SELECT variable1, variable2, ... -- * if you want all variables
FROM table
WHERE condition1 AND/OR/NOT condition2 AND/OR/NOT condition3 ...;

To aggregate multiple tables into a single table we can use ... JOIN. The syntax is similar to the previous lecture. ON specifies the key(s) to join on. Continuing the example above the syntax is the following.

SELECT carrier, dest, tailnum, airlines.names
FROM flights
LEFT JOIN airlines ON flights.carrier = airlines.carrier;

Using the syntax described above, we can chain multiple operations to generate the desired table. You can see more operations on W3.

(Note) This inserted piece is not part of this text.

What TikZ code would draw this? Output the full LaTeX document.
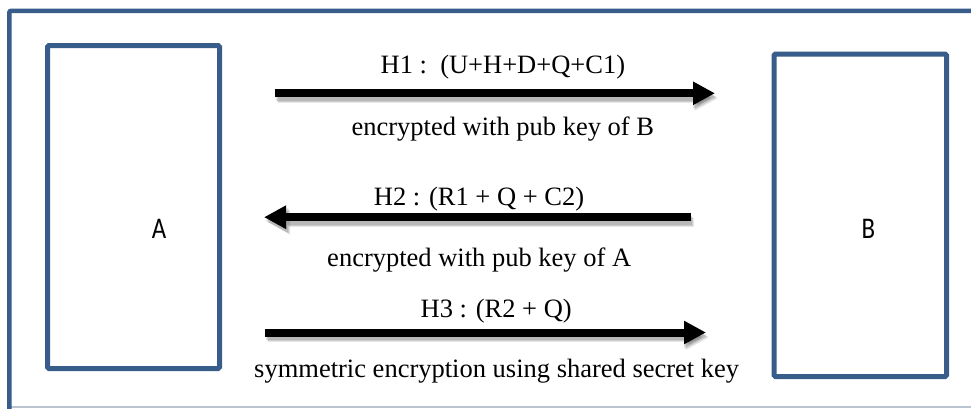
\documentclass[tikz,border=0pt]{standalone}
\usepackage{fontspec}
\usepackage{graphicx}
\setmainfont{Liberation Serif}
\newfontfamily\partyfont{Carlito}
\usetikzlibrary{arrows.meta,calc}

\definecolor{frameblue}{RGB}{56,93,138}
\definecolor{rimgray}{RGB}{185,196,208}

\tikzset{
  partybox/.style={draw=frameblue, line width=5pt, rounded corners=1.5pt,
    inner sep=0pt, outer sep=0pt, fill=white},
  partyname/.style={anchor=base, inner sep=0pt,
    font=\partyfont\fontsize{30}{34}\selectfont},
  msgtext/.style={anchor=base, inner sep=0pt,
    font=\fontsize{26.5}{31}\selectfont},
  msgarrow/.style={draw=black, line width=8pt,
    -{Triangle[length=22pt,width=22pt]}},
  msgshadow/.style={draw=black, opacity=0.10, line width=9pt,
    -{Triangle[length=23pt,width=23pt]}},
}

\begin{document}
\begin{tikzpicture}[x=1pt,y=-1pt]
  \useasboundingbox (0,0) rectangle (971,408);
  \fill[white] (0,0) rectangle (971,408);

  % outer frame: heavy top and left rule, faint bottom rule
  \draw[rimgray, line width=1.5pt] (9,407.2) -- (971,407.2);
  \draw[frameblue, line width=4.6pt, rounded corners=2pt]
    (9.3,412) -- (9.3,10.8) -- (975,10.8);

  % the two parties
  \node[partybox, minimum width=172pt, minimum height=323pt] (A) at (133.5,207) {};
  \node[partybox, minimum width=172.5pt, minimum height=322.5pt] (B) at (860.25,215.25) {};
  \node[partyname] (nameA) at (159,238.3) {\scalebox{0.83}[1]{A}};
  \node[partyname] (nameB) at (868.5,238.3) {\scalebox{0.83}[1]{B}};

  % message end points
  \coordinate (m1s) at (275,93.3);
  \coordinate (m1e) at (715,93.3);
  \coordinate (m2s) at (691,217.2);
  \coordinate (m2e) at (264,217.2);
  \coordinate (m3s) at (265,332.5);
  \coordinate (m3e) at (706,332.5);

  % soft shadows under the message arrows
  \foreach \dx/\dy in {1/3,2/4,3/5} {
    \draw[msgshadow] ($(m1s)+(\dx,\dy)$) -- ($(m1e)+(\dx,\dy)$);
    \draw[msgshadow] ($(m2s)+(\dx,\dy)$) -- ($(m2e)+(\dx,\dy)$);
    \draw[msgshadow] ($(m3s)+(\dx,\dy)$) -- ($(m3e)+(\dx,\dy)$);
  }

  % messages
  \draw[msgarrow] (m1s) -- (m1e);
  \draw[msgarrow] (m2s) -- (m2e);
  \draw[msgarrow] (m3s) -- (m3e);

  % message labels
  \node[msgtext] (t1) at (502.9,73.5) {H1 :\ \ (U+H+D+Q+C1)};
  \node[msgtext] (k1) at (502.8,135.5) {encrypted with pub key of B};
  \node[msgtext] (t2) at (479,205) {H2 : (R1 + Q + C2)};
  \node[msgtext] (k2) at (479.2,266) {encrypted with pub key of A};
  \node[msgtext] (t3) at (496.2,317.3) {H3 : (R2 + Q)};
  \node[msgtext] (k3) at (496.7,377.3) {symmetric encryption using shared secret key};
\end{tikzpicture}
\end{document}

Since the SQL syntax has been adopted by both pandas and tidyverse, it will not be difficult to learn the content above.

Storing Data

To start storing data, we need to create a table to store it in. We can do this using the CREATE command. The query is as follows.

CREATE TABLE table_name (
  ...
);

To our table, we need to add columns (variable), we can do this by specifying the name of the column and datatype. We can also specify constraints on the variable. The query is as follows.

CREATE TABLE table_name (
  Variable1 datatype constraint,
  Variable2 datatype constraint,
  ...
);

Common constrains are NOT NULL, UNIQUE, PRIMARY KEY, FOREIGN KEY. There are more constraints that can be added. They can be found on W3.

The unique identifier (id) of a row should be constrained with UNIQUE and it must also be filled (NOT NULL). The PRIMARY KEY incorporates both constraints. Therefore, it is good practice to specify the row id using the PRIMARY KEY constraint.

An example of creating a table can look something like the following query.

CREATE TABLE Persons (
  name VARCHAR(255) NOT NULL,
  age INT,  -- It does not need to be specified
  id_number VARCHAR PRIMARY KEY
);

Specific datatypes can be looked up on W3.

To change a table that already exists we can use the ALTER command. Specific ways to alter tables can be found on W3.

Putting it all together, the SQL query looks as follows.

CREATE TABLE Persons (
  Name VARCHAR(255) NOT NULL,
  Age INT,  -- It does not need to be specified
  ID_number VARCHAR(255) PRIMARY KEY
);

CREATE TABLE Computers (
  Computer_id INT PRIMARY KEY,
  Model VARCHAR(255),
  Brand VARCHAR(255),
  Owner VARCHAR(255) FOREIGN KEY REFERENCES Persons(ID_number) 
)

Here, we create two tables and use FOREIGN KEY to link the owner of the computer to a specific person using the id-number. If we later realise that we want a person to have a variable specifying occupation, we can use the following command.

ALTER TABLE Persons
ADD Occupation VARCHAR(255);

With a table created, we can add entries to the table. This can be done using the INSERT command. The full syntax looks as follows.

INSERT INTO table_name (variable1, variable2, ...)
VALUES (value1, value2, ...)

Note that the order of the values should follow the order of the variables. Furthermore, if the constraints are violated we will get an error.

In the example above the query may look like

INSERT INTO Persons (Name, ID_number)
VALUES ('Taariq', '19000101-xxxx');

Since, the Age variable does not need to be filled in, the query will populate the Persons table and have an empty cell (containing NULL) for the Age column.

We are only scratching the surface of SQL, there is a lot more to learn. However, with this basic knowledge we will be able to interact with databases. You can find more information in the listed resources (W3).

There are various libraries in Python and R to interact with SQL databases. We will primarily be working with SQLite databases since they are more accessible. Popular libraries are sqlite3 for Python and dbplyr for R.